- _DATA EXTRACT_
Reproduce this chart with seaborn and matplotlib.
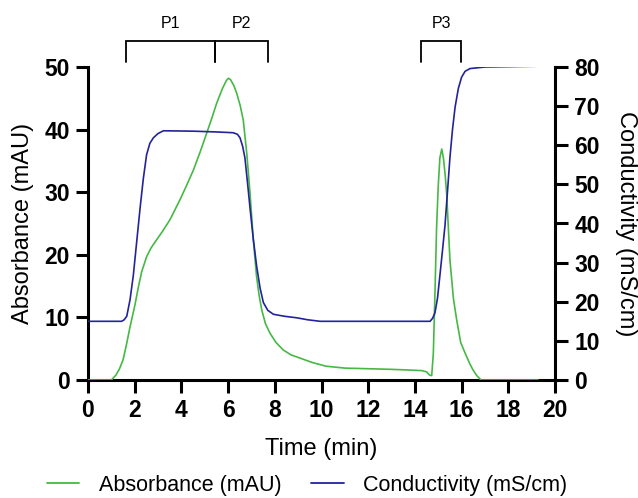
import matplotlib
matplotlib.use("Agg")
import matplotlib.pyplot as plt
import seaborn as sns
from matplotlib.lines import Line2D

# ---------------- data ----------------
time_abs = [0, 1.0, 1.2, 1.35, 1.5, 1.65, 1.8, 2.0, 2.16, 2.3, 2.51, 2.7, 2.94, 3.2, 3.51,
            3.94, 4.2, 4.51, 4.8, 5.08, 5.3, 5.51, 5.75, 5.92, 6.01, 6.1, 6.25, 6.37, 6.52,
            6.65, 6.8, 6.94, 7.08, 7.22, 7.33, 7.44, 7.6, 7.79, 8.05, 8.36, 8.7, 9.08, 9.6,
            10.2, 11.0, 12.0, 13.0, 13.7, 14.3, 14.5, 14.62, 14.72, 14.79, 14.86, 14.93,
            15.0, 15.07, 15.15, 15.22, 15.29, 15.36, 15.5, 15.65, 15.79, 15.96, 16.15,
            16.35, 16.49, 16.65, 16.83, 19.27]
absorbance = [0, 0, 0.8, 1.8, 3.2, 5.7, 8.5, 11.8, 14.9, 17.3, 19.7, 21.1, 22.4, 23.8, 25.6,
              28.8, 30.9, 33.5, 36.4, 39.4, 41.8, 44.2, 46.5, 47.8, 48.2, 48.0, 47.0, 45.8, 43.8,
              41.5, 36.2, 29.8, 22.4, 16.5, 13.5, 11.2, 9.0, 7.5, 6.0, 4.8, 4.0, 3.5, 2.8,
              2.2, 1.9, 1.8, 1.7, 1.6, 1.5, 1.3, 0.8, 0.7, 4.3, 14.0, 24.5,
              31.0, 35.5, 36.9, 35.5, 33.0, 29.8, 19.2, 13.0, 9.6, 6.0, 4.3,
              2.6, 1.6, 0.7, 0.0, 0.0]

time_cond = [0, 1.44, 1.55, 1.66, 1.8, 1.94, 2.08, 2.23, 2.37, 2.51, 2.65, 2.8, 3.0, 3.23,
             4.5, 5.5, 6.22, 6.4, 6.51, 6.62, 6.72, 6.83, 6.94, 7.08, 7.22, 7.37, 7.51, 7.7,
             7.94, 8.4, 8.94, 9.4, 9.94, 14.65, 14.76, 14.86, 14.97, 15.07, 15.18, 15.29,
             15.4, 15.5, 15.61, 15.72, 15.86, 16.0, 16.15, 16.36, 17.0, 19.2]
conductivity = [15.0, 15.0, 15.4, 16.3, 20.5, 26.7, 35.0, 43.9, 51.5, 57.6, 60.5, 61.9, 63.0, 63.7,
                63.6, 63.4, 63.2, 62.8, 61.9, 59.8, 56.8, 50.5, 43.9, 36.0, 29.2, 23.5, 19.8, 17.8,
                16.8, 16.3, 15.9, 15.4, 15.0, 15.0, 15.8, 17.2, 21.0, 26.7, 33.0, 39.6,
                48.5, 56.8, 64.0, 69.7, 74.5, 77.4, 78.9, 79.6, 80.0, 80.2]

# fraction brackets (start, end in min)
fraction_labels = ["P1", "P2", "P3"]
fraction_start = [1.63, 5.44, 14.28]
fraction_end = [5.44, 7.71, 15.98]

x_ticks = list(range(0, 21, 2))
abs_ticks = [0, 10, 20, 30, 40, 50]
cond_ticks = [0, 10, 20, 30, 40, 50, 60, 70, 80]

GREEN = "#45b944"
BLUE = "#23239c"

# ---------------- style ----------------
sns.set_style("ticks")
plt.rcParams["font.family"] = ["Liberation Sans", "DejaVu Sans"]
for k in ["text.color", "axes.labelcolor", "xtick.color", "ytick.color", "axes.edgecolor"]:
    plt.rcParams[k] = "black"

fig = plt.figure(figsize=(6.38, 4.98), dpi=100)
W, H = 638, 498
ax = fig.add_axes([88 / W, 1 - 380 / H, (555 - 88) / W, (380 - 67) / H])
ax2 = ax.twinx()

sns.lineplot(x=time_abs, y=absorbance, ax=ax, color=GREEN, linewidth=1.2,
             legend=False, zorder=3)
sns.lineplot(x=time_cond, y=conductivity, ax=ax2, color=BLUE, linewidth=1.2,
             legend=False, zorder=2)

ax.set_xlim(0, 20)
ax.set_ylim(0, 50)
ax2.set_ylim(0, 80)
ax.set_xticks(x_ticks)
ax.set_yticks(abs_ticks)
ax2.set_yticks(cond_ticks)

lw = 2.2
for s in ["top", "right"]:
    ax.spines[s].set_visible(False)
for s in ["top", "left", "bottom"]:
    ax2.spines[s].set_visible(False)
for s in ["left", "bottom"]:
    ax.spines[s].set_linewidth(lw)
    ax.spines[s].set_color("black")
ax2.spines["right"].set_linewidth(lw)
ax2.spines["right"].set_color("black")

ax.tick_params(axis="both", direction="out", length=9, width=lw, colors="black",
               labelsize=16.5, pad=4)
ax.tick_params(axis="x", pad=5)
ax2.tick_params(axis="y", direction="out", length=9, width=lw, colors="black",
                labelsize=16.5, pad=5)
for lab in ax.get_xticklabels() + ax.get_yticklabels() + ax2.get_yticklabels():
    lab.set_fontweight("bold")

ax.set_xlabel("Time (min)", fontsize=17, color="black")
ax.set_ylabel("Absorbance (mAU)", fontsize=17, color="black")
ax2.set_ylabel("Conductivity (mS/cm)", fontsize=17, rotation=270, color="black")
ax.xaxis.set_label_coords(0.5, -0.22)
ax.xaxis.label.set_va("center")
ax.yaxis.set_label_coords((23 - 88) / 467, 0.5)
ax.yaxis.label.set_va("center")
ax2.yaxis.set_label_coords((626 - 88) / 467, 0.5)
ax2.yaxis.label.set_va("center")

# fraction brackets above plot
top_y, leg_y, lab_y = 54.2, 50.8, 56.9
for name, s, e in zip(fraction_labels, fraction_start, fraction_end):
    ax.plot([s, s, e, e], [leg_y, top_y, top_y, leg_y], color="black", lw=1.3,
            clip_on=False, solid_joinstyle="miter")
    ax.text((s + e) / 2, lab_y, name, ha="center", va="center", fontsize=11.5,
            color="black")

handles = [Line2D([], [], color=GREEN, lw=1.3), Line2D([], [], color=BLUE, lw=1.3)]
leg = fig.legend(handles, ["Absorbance (mAU)", "Conductivity (mS/cm)"], loc="center",
                 bbox_to_anchor=(307 / W, 13 / H), ncol=2, frameon=False, fontsize=15.5,
                 handlelength=1.5, handletextpad=0.9, columnspacing=1.4)
for t in leg.get_texts():
    t.set_color("black")

fig.savefig("out.png", dpi=100)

- _WORK TO COMPLETE_
Repeat the lines exactly as they stand, from the opening line of the data through the line with "2.6, 1.6, 0.7, 0.0, 0.0]". Pictures stay out of the copy.

- _RESULT_
Reproduce this chart with seaborn and matplotlib.
import matplotlib
matplotlib.use("Agg")
import matplotlib.pyplot as plt
import seaborn as sns
from matplotlib.lines import Line2D

# ---------------- data ----------------
time_abs = [0, 1.0, 1.2, 1.35, 1.5, 1.65, 1.8, 2.0, 2.16, 2.3, 2.51, 2.7, 2.94, 3.2, 3.51,
            3.94, 4.2, 4.51, 4.8, 5.08, 5.3, 5.51, 5.75, 5.92, 6.01, 6.1, 6.25, 6.37, 6.52,
            6.65, 6.8, 6.94, 7.08, 7.22, 7.33, 7.44, 7.6, 7.79, 8.05, 8.36, 8.7, 9.08, 9.6,
            10.2, 11.0, 12.0, 13.0, 13.7, 14.3, 14.5, 14.62, 14.72, 14.79, 14.86, 14.93,
            15.0, 15.07, 15.15, 15.22, 15.29, 15.36, 15.5, 15.65, 15.79, 15.96, 16.15,
            16.35, 16.49, 16.65, 16.83, 19.27]
absorbance = [0, 0, 0.8, 1.8, 3.2, 5.7, 8.5, 11.8, 14.9, 17.3, 19.7, 21.1, 22.4, 23.8, 25.6,
              28.8, 30.9, 33.5, 36.4, 39.4, 41.8, 44.2, 46.5, 47.8, 48.2, 48.0, 47.0, 45.8, 43.8,
              41.5, 36.2, 29.8, 22.4, 16.5, 13.5, 11.2, 9.0, 7.5, 6.0, 4.8, 4.0, 3.5, 2.8,
              2.2, 1.9, 1.8, 1.7, 1.6, 1.5, 1.3, 0.8, 0.7, 4.3, 14.0, 24.5,
              31.0, 35.5, 36.9, 35.5, 33.0, 29.8, 19.2, 13.0, 9.6, 6.0, 4.3,
              2.6, 1.6, 0.7, 0.0, 0.0]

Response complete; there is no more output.